### Input records ###

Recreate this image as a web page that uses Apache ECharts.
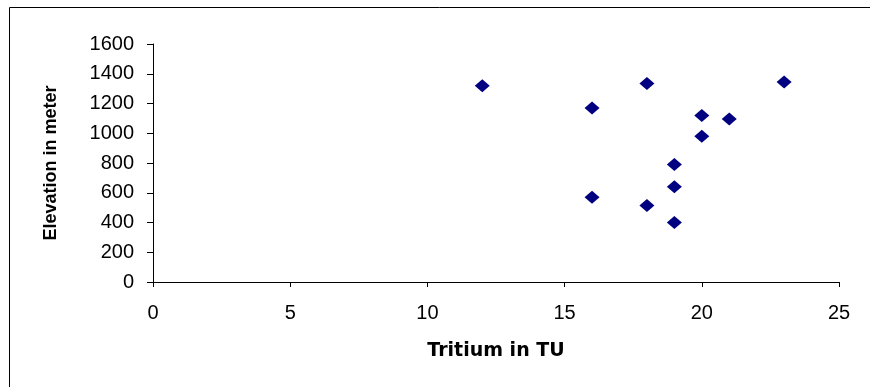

###
### Input records ###

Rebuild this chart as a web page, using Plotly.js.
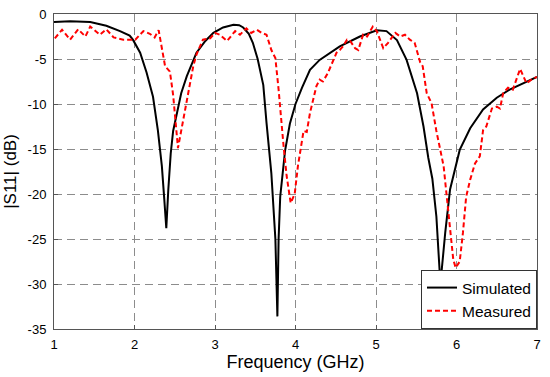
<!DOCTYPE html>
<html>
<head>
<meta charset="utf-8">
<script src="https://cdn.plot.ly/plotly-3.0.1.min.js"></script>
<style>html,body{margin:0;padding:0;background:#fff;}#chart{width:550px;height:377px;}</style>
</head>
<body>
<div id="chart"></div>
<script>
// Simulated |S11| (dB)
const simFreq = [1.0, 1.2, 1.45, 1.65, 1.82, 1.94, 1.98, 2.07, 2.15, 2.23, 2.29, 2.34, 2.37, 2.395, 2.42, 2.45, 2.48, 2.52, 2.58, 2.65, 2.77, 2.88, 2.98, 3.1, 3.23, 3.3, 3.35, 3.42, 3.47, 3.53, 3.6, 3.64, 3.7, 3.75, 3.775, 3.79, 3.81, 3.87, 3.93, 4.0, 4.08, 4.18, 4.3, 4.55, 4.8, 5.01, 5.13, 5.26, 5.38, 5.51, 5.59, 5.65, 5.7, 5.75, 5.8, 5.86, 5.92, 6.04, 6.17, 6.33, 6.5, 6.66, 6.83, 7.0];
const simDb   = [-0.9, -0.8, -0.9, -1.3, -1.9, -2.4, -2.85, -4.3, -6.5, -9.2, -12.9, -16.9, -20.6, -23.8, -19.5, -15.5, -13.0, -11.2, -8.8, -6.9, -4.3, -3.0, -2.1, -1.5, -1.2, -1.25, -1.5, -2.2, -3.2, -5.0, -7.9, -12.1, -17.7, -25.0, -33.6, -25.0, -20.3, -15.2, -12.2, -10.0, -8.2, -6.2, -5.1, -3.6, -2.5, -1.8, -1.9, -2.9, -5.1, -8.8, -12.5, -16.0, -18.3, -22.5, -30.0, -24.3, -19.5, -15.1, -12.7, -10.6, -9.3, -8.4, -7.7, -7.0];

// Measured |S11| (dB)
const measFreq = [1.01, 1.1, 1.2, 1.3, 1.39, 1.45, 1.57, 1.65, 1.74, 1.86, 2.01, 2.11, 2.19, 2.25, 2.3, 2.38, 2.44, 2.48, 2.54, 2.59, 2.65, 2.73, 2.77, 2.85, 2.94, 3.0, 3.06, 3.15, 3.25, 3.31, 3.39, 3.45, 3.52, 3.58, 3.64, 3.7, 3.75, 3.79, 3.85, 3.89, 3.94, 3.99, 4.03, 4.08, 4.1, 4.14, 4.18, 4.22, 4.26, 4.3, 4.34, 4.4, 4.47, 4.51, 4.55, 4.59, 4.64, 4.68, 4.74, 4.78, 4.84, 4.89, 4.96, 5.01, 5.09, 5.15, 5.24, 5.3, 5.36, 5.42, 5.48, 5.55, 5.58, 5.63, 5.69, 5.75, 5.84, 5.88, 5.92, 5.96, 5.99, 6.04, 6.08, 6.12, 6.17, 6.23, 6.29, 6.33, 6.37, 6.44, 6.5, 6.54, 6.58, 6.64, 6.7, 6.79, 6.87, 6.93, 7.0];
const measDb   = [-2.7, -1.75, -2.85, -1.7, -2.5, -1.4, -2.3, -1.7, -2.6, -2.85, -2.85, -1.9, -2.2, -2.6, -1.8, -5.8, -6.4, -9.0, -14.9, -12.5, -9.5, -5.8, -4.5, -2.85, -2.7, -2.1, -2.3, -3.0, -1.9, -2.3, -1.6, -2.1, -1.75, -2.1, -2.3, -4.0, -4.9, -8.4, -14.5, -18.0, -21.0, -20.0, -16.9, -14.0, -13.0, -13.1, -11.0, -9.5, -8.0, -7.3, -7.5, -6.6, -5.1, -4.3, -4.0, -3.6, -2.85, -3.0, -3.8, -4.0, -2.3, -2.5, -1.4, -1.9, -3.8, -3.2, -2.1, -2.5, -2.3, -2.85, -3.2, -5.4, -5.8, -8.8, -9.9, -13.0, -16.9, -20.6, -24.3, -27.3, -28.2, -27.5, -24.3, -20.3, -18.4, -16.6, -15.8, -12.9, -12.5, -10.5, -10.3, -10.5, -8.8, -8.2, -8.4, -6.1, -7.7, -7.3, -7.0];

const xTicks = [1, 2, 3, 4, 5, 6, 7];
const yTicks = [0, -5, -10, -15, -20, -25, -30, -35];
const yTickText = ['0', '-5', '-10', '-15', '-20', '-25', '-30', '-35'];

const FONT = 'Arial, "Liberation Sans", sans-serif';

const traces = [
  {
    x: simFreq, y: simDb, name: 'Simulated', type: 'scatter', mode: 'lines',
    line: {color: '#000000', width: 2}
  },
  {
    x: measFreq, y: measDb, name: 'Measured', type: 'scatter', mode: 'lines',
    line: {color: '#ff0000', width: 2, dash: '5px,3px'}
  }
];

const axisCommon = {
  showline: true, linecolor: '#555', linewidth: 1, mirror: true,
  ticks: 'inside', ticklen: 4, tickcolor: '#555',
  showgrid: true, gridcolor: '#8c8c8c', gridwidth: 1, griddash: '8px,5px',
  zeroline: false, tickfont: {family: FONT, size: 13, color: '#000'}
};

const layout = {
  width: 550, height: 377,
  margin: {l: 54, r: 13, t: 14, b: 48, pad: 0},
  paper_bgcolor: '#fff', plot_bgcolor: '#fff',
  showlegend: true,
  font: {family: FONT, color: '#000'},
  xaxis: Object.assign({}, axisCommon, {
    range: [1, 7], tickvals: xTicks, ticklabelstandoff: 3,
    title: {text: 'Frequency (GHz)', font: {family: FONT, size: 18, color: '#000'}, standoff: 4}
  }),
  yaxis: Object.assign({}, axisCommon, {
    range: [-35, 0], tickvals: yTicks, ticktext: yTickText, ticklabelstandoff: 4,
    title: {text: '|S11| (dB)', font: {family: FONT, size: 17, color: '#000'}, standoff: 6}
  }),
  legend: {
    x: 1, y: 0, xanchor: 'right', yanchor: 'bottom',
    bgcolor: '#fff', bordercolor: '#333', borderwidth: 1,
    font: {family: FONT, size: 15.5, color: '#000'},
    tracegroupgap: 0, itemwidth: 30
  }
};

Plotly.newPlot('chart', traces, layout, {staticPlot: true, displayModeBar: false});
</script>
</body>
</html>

###

• [Stated goal]
From the entries above, copy each line holding "page".

• [Response below]
Recreate this image as a web page that uses Apache ECharts.
Rebuild this chart as a web page, using Plotly.js.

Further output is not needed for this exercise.